# WHAT YOU WILL DO:
With the images removed, repeat the data below exactly.

□ □ □ □ □

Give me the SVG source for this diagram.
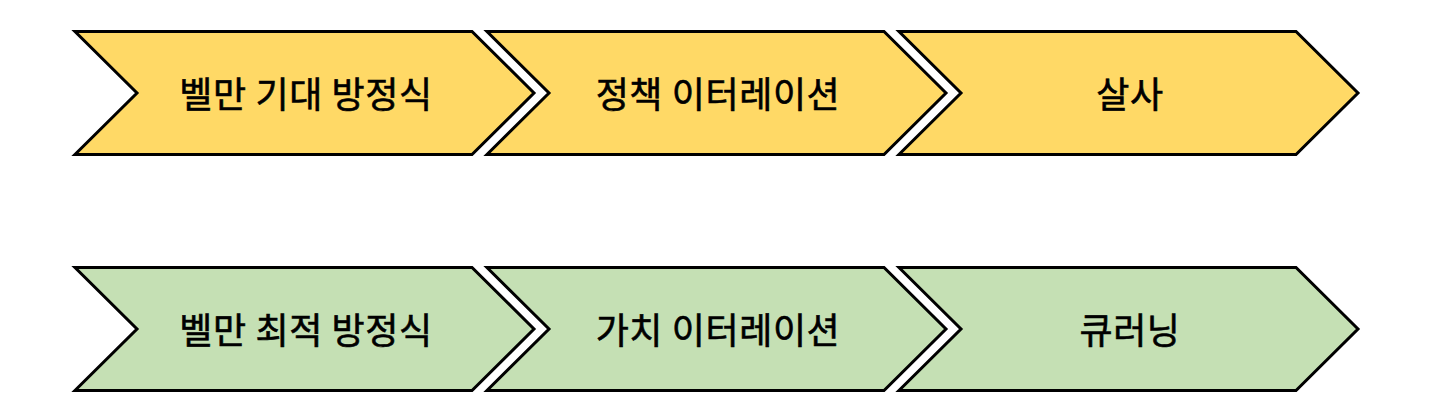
<svg xmlns="http://www.w3.org/2000/svg" width="1439" height="419" viewBox="0 0 1439 419">
<style>
.y{fill:#FFD966;stroke:#000;stroke-width:3;stroke-linejoin:miter}
.g{fill:#C5E0B4;stroke:#000;stroke-width:3;stroke-linejoin:miter}
text{font-family:"Noto Sans CJK KR","Noto Sans",sans-serif;font-size:36px;font-weight:400;fill:#000;stroke:#000;stroke-width:0.6;letter-spacing:0.6px;text-anchor:middle;dominant-baseline:central}
</style>
<defs>
<path id="chev" d="M0,0 H397 L459,61.5 L397,123 H0 L62,61.5 Z"/>
</defs>
<rect width="1439" height="419" fill="#fff"/>
<g id="n1" transform="translate(75,31.5)"><use href="#chev" class="y"/><text x="231" y="60.5">벨만 기대 방정식</text></g>
<g id="n2" transform="translate(487,31.5)"><use href="#chev" class="y"/><text x="231" y="60.5">정책 이터레이션</text></g>
<g id="n3" transform="translate(899,31.5)"><use href="#chev" class="y"/><text x="231" y="60.5">살사</text></g>
<g id="n4" transform="translate(75,267.5)"><use href="#chev" class="g"/><text x="231" y="60.5">벨만 최적 방정식</text></g>
<g id="n5" transform="translate(487,267.5)"><use href="#chev" class="g"/><text x="231" y="60.5">가치 이터레이션</text></g>
<g id="n6" transform="translate(899,267.5)"><use href="#chev" class="g"/><text x="231" y="60.5">큐러닝</text></g>
<g id="connectors"/>
</svg>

□ □ □ □ □

# REPLY TO THE TASK:
Give me the SVG source for this diagram.
<svg xmlns="http://www.w3.org/2000/svg" width="1439" height="419" viewBox="0 0 1439 419">
<style>
.y{fill:#FFD966;stroke:#000;stroke-width:3;stroke-linejoin:miter}
.g{fill:#C5E0B4;stroke:#000;stroke-width:3;stroke-linejoin:miter}
text{font-family:"Noto Sans CJK KR","Noto Sans",sans-serif;font-size:36px;font-weight:400;fill:#000;stroke:#000;stroke-width:0.6;letter-spacing:0.6px;text-anchor:middle;dominant-baseline:central}
</style>
<defs>
<path id="chev" d="M0,0 H397 L459,61.5 L397,123 H0 L62,61.5 Z"/>
</defs>
<rect width="1439" height="419" fill="#fff"/>
<g id="n1" transform="translate(75,31.5)"><use href="#chev" class="y"/><text x="231" y="60.5">벨만 기대 방정식</text></g>
<g id="n2" transform="translate(487,31.5)"><use href="#chev" class="y"/><text x="231" y="60.5">정책 이터레이션</text></g>
<g id="n3" transform="translate(899,31.5)"><use href="#chev" class="y"/><text x="231" y="60.5">살사</text></g>
<g id="n4" transform="translate(75,267.5)"><use href="#chev" class="g"/><text x="231" y="60.5">벨만 최적 방정식</text></g>
<g id="n5" transform="translate(487,267.5)"><use href="#chev" class="g"/><text x="231" y="60.5">가치 이터레이션</text></g>
<g id="n6" transform="translate(899,267.5)"><use href="#chev" class="g"/><text x="231" y="60.5">큐러닝</text></g>
<g id="connectors"/>
</svg>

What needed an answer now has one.